Pourquoi donc cet accueil relativement frais concernant Transmissions ? Avouons-le, tant qu’on n’a pas écouté la réalité de ce premier opus signé SN-A, cela semble sentir un peu l’album New-Age à la sauce cosmique, facile et rapide à faire. La vérité est pourtant tout autre. Certes, André Schmechta y partait dans une direction très différente par rapport à X Marks The Pedwalk, mais sans jamais se départir de son immense savoir-faire et de sa sensibilité à fleur de peau. De fait, Transmissions était une belle réussite musicale, un album intense, plein de méandres obscurs et de recoins mystérieux. Il est clair cependant qu’André Schmechta a souhaité à toutes forces que le tout nouveau Distance soit encore bien supérieur à ce Transmissions d’il y a cinq ans. Et il est vrai que pendant ces cinq années, la technologie a énormément évolué. Or André Schmechta est un expert des traitements sonores de toutes natures et de la spatialisation à n’en pas croire ses oreilles.
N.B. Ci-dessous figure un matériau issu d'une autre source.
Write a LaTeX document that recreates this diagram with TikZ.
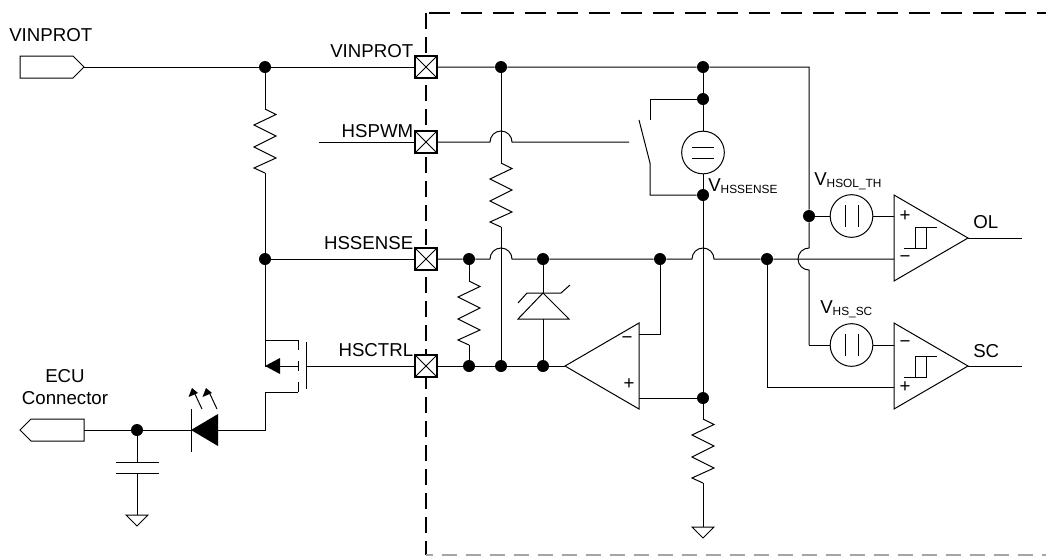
\documentclass[tikz,border=0pt]{standalone}
\usepackage{fontspec}
\setmainfont{Liberation Sans}
\usetikzlibrary{calc}
\newcommand{\lblfont}{\fontsize{14}{16}\selectfont}
\newcommand{\subtxt}[1]{\raisebox{-1.6pt}{\fontsize{8.9}{10}\selectfont #1}}
\tikzset{
  x=0.75pt,y=-0.75pt,
  wire/.style={line width=0.75pt,line join=miter},
  dot/.style={circle,fill=black,draw=none,minimum size=9pt,inner sep=0pt},
  portsq/.style={rectangle,draw,line width=0.8pt,fill=white,minimum size=16.5pt,inner sep=0pt,
    path picture={\draw[line width=0.6pt] (path picture bounding box.north west)--(path picture bounding box.south east);
      \draw[line width=0.6pt] (path picture bounding box.south west)--(path picture bounding box.north east);}},
  srcnode/.style={circle,draw,line width=0.75pt,minimum size=32pt,inner sep=0pt},
  lbl/.style={anchor=base west,inner sep=0pt,font=\lblfont},
  lblr/.style={anchor=base east,inner sep=0pt,font=\lblfont},
  lblc/.style={anchor=base,inner sep=0pt,font=\lblfont},
  sign/.style={inner sep=0pt,font=\lblfont},
  resv/.pic={
    \coordinate (-top) at (0,0);
    \coordinate (-bot) at (0,64);
    \draw[wire] (0,0)--(11,5.5)--(-11,16)--(11,27)--(-11,38)--(11,49)--(-11,59)--(0,64);
  },
  gnd/.pic={
    \coordinate (-top) at (0,0);
    \draw[wire] (-11,0)--(11,0)--(0,11)--cycle;
  },
  comp/.pic={
    \coordinate (-tip) at (74,0);
    \draw[wire,line join=miter] (0,-43)--(74,0)--(0,43)--cycle;
  },
  hyst/.pic={
    \draw[wire] (-11,0)--(11,0)--(11,-21) (0,0)--(0,-21) -- (22,-21);
  },
}
\begin{document}
\begin{tikzpicture}
\useasboundingbox (0,0) rectangle (1046,558);

% package boundary
\coordinate (bTL) at (426,13);
\coordinate (bTS) at (429,13);
\coordinate (bTR) at (1046,13);
\coordinate (bBL) at (426,555);
\coordinate (bBR) at (1046,555);
\draw[line width=1.1pt,dash pattern=on 15.75pt off 8.25pt] (bTS)--(bTR);
\draw[line width=1.1pt,dash pattern=on 12pt off 6pt] (bTL)--(bBL);
\draw[line width=0.9pt,draw=black!35,dash pattern=on 11.25pt off 6.75pt,dash phase=6pt] (bBL)--(bBR);

% pads
\node[portsq] (pV) at (426,67) {};
\node[portsq] (pW) at (426,142) {};
\node[portsq] (pS) at (426,259) {};
\node[portsq] (pC) at (426,366) {};

% junctions
\node[dot] (jV1) at (265,67) {};
\node[dot] (jV2) at (501,67) {};
\node[dot] (jV3) at (703,67) {};
\node[dot] (jSw1) at (703,99) {};
\node[dot] (jSw2) at (703,195) {};
\node[dot] (jSrc) at (703,398) {};
\node[dot] (jTh) at (809,216) {};
\node[dot] (jS0) at (265,259) {};
\node[dot] (jS1) at (469,259) {};
\node[dot] (jS2) at (543,259) {};
\node[dot] (jS3) at (660,259) {};
\node[dot] (jS4) at (767,259) {};
\node[dot] (jC1) at (469,366) {};
\node[dot] (jC2) at (501,366) {};
\node[dot] (jC3) at (543,366) {};
\node[dot] (jE) at (137,430) {};

% input port VINPROT
\coordinate (pin1) at (84,67);
\draw[wire] (20,56)--(73,56)--(pin1)--(73,78)--(20,78)--cycle;
\draw[wire] (pin1)--(jV1)--(pV);
% output to ECU
\coordinate (pin2) at (84,430);
\draw[wire] (pin2)--(84,419)--(31,419)--(20,430)--(31,441)--(84,441)--cycle;

% resistors
\pic (r1) at (265,109) {resv};
\pic (r2) at (501,163) {resv};
\pic (r3) at (469,281) {resv};
\pic (r4) at (703,419) {resv};
\draw[wire] (jV1)--(r1-top) (r1-bot)--(jS0);
\draw[wire] (jV2)--(r2-top) (r2-bot)--(jC2);
\draw[wire] (jS1)--(r3-top) (r3-bot)--(jC1);
\draw[wire] (jSrc)--(r4-top);

% top rail
\coordinate (railC) at (809,67);
\coordinate (hopV) at (809,248);
\coordinate (rail2) at (809,345);
\draw[wire] (pV)--(jV2)--(jV3)--(railC)--(jTh)--(hopV)
  arc[start angle=270,end angle=90,radius=11]--(rail2);

% HSPWM line with hop
\coordinate (wIn) at (319,142);
\coordinate (hopW) at (490,142);
\coordinate (swIn) at (629,142);
\draw[wire] (wIn)--(pW);
\draw[wire] (pW)--(hopW) arc[start angle=180,end angle=360,radius=11]--(swIn);

% switch
\coordinate (swA) at (650,120);
\coordinate (swArm) at (639,120);
\coordinate (swB) at (650,163);
\draw[wire] (jSw1)--(650,99)--(swA);
\draw[wire] (jSw2)--(650,195)--(swB)--(swArm);

% HSSENSE source
\node[srcnode] (vs) at (703,152.5) {};
\draw[wire] ([shift={(-11,-5.5)}]vs.center)--([shift={(11,-5.5)}]vs.center);
\draw[wire] ([shift={(-11,5.5)}]vs.center)--([shift={(11,5.5)}]vs.center);
\draw[wire] (jV3)--(jSw1)--(vs.north);
\draw[wire] (vs.south)--(jSw2)--(jSrc);

% HSSENSE line
\coordinate (hopS1) at (490,259);
\coordinate (hopS2) at (692,259);
\coordinate (cmpM) at (894,259);
\draw[wire] (jS0)--(pS);
\draw[wire] (pS)--(jS1)--(hopS1) arc[start angle=180,end angle=360,radius=11]--(jS2)--(jS3)--(hopS2)
  arc[start angle=180,end angle=360,radius=11]--(jS4)--(cmpM);

% HSCTRL line and MOSFET
\coordinate (gate) at (306,366);
\draw[wire] (gate)--(pC);
\draw[wire] (pC)--(jC1)--(jC2)--(jC3);
\draw[wire] (306,342)--(306,389);
\draw[wire] (298,340)--(298,350) (298,361)--(298,371) (298,382)--(298,392);
\coordinate (mS) at (265,340);
\coordinate (mD) at (265,392);
\coordinate (mT) at (265,366);
\draw[wire] (jS0)--(mT);
\draw[wire] (mS)--(298,340);
\draw[wire] (mT)--(298,366);
\fill (mT)--(280,358)--(280,374)--cycle;
\coordinate (ledA) at (218,430);
\coordinate (ledK) at (191,430);
\draw[wire] (298,392)--(mD)--(265,430)--(ledA);
\fill (ledK)--(218,414)--(218,446)--cycle;
\draw[wire] (191,409)--(191,452);
\draw[wire] (pin2)--(jE)--(ledK);
\draw[line width=0.75pt] (202,409)--(194,392);
\draw[line width=0.75pt] (217,409)--(209,392);
\fill (192,388)--(188.5,397)--(198,393)--cycle;
\fill (206,388)--(202.5,397)--(212,393)--cycle;

% capacitor and grounds
\coordinate (c1) at (137,462);
\coordinate (c2) at (137,473);
\draw[wire] (jE)--(c1);
\draw[wire] (116,462)--(159,462);
\draw[wire] (116,473)--(159,473);
\pic (g1) at (137,515) {gnd};
\draw[wire] (c2)--(g1-top);
\pic (g2) at (703,527) {gnd};
\draw[wire] (r4-bot)--(g2-top);

% zener
\coordinate (zA) at (543,293);
\draw[wire] (jS2)--(zA);
\draw[wire] (zA)--(518,319)--(569,319)--cycle;
\draw[wire] (518,303)--(527,293)--(561,293)--(570,285);
\coordinate (zB) at (543,319);
\draw[wire] (zB)--(jC3);

% error amp
\coordinate (oTip) at (565,366);
\draw[wire] (oTip)--(639,323)--(639,409)--cycle;
\draw[wire] (jC3)--(oTip);
\coordinate (oMin) at (639,334);
\coordinate (oPlus) at (639,398);
\draw[wire] (oMin)--(660,334)--(jS3);
\draw[wire] (oPlus)--(jSrc);
\node[sign] (o1) at (627,340) {−};
\node[sign] (o2) at (629,384) {+};

% comparators
\pic (cA) at (894,238) {comp};
\pic (cB) at (894,366) {comp};
\pic at (915,248) {hyst};
\pic at (915,377) {hyst};
\coordinate (outA) at (1022,238);
\coordinate (outB) at (1022,366);
\draw[wire] (cA-tip)--(outA);
\draw[wire] (cB-tip)--(outB);
\node[sign] (s1) at (905,216) {+};
\node[sign] (s2) at (905,259) {−};
\node[sign] (s3) at (905,344) {−};
\node[sign] (s4) at (905,387) {+};

% threshold sources
\node[srcnode] (vt) at (851.5,216) {};
\draw[wire] ([shift={(-6.5,-11)}]vt.center)--([shift={(-6.5,11)}]vt.center);
\draw[wire] ([shift={(6.5,-11)}]vt.center)--([shift={(6.5,11)}]vt.center);
\node[srcnode] (vc) at (851.5,345) {};
\draw[wire] ([shift={(-6.5,-11)}]vc.center)--([shift={(-6.5,11)}]vc.center);
\draw[wire] ([shift={(6.5,-11)}]vc.center)--([shift={(6.5,11)}]vc.center);
\coordinate (cAp) at (894,216);
\coordinate (cBm) at (894,345);
\coordinate (cBp) at (894,387);
\draw[wire] (jTh)--(vt);
\draw[wire] (vt)--(cAp);
\draw[wire] (rail2)--(vc);
\draw[wire] (vc)--(cBm);
\draw[wire] (jS4)--(767,387)--(cBp);

% labels
\node[lbl] (t1) at (9,41) {VINPROT};
\node[lblr] (t2) at (413.5,57) {VINPROT};
\node[lblr] (t3) at (413.5,137) {HSPWM};
\node[lblr] (t4) at (413.5,249) {HSSENSE};
\node[lblr] (t5) at (413.5,356) {HSCTRL};
\node[lblc] (t6) at (65,382) {ECU};
\node[lblc] (t7) at (65,404) {Connector};
\node[lbl] (t8) at (708,191) {V\subtxt{HSSENSE}};
\node[lbl] (t9) at (814,185) {V\subtxt{HSOL\_TH}};
\node[lbl] (t10) at (820,313) {V\subtxt{HS\_SC}};
\node[lbl] (t11) at (973,228) {OL};
\node[lbl] (t12) at (973,357) {SC};
\end{tikzpicture}
\end{document}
C’est cette expertise sans fond du traitement sonore qui est à chaque instant à l’œuvre dans Distance. C’est un festival d’échos en tous genres, de réverbs plus ou moins profondes, et de dégradations ou modifications du son diverses et variées. Mais c’est surtout l’intelligence des compositions qui frappent. Aucune n’est simple ou évidente. Ce ne sont que des labyrinthes harmoniques et rythmiques, des mélodies à tiroirs, des contrepoints de séquences complexes. J’adooooore ! Chaque réécoute d’un titre est la redécouverte d’un territoire sonore déjà parcouru mais pourtant demeuré tout aussi énigmatique. D’atmosphériques, de perturbants ou de fascinants, on aurait peine à désigner le meilleur des douze titres de Distance. J’ai cependant un petit faible pour « Re-Awake », le dernier morceau de l’album. Il est tellement audacieux et sinueux qu’il en devient parfois abscons et revêche. Et c’est tant mieux. Je ré-explore toujours ce morceau tel un inédit de fraîche date, essayant de mieux le comprendre à chaque fois. C’est du boulot, mais c’est toujours un immense plaisir aussi. Et en vérité, chaque titre de Distance est ainsi, insondable et magnifique.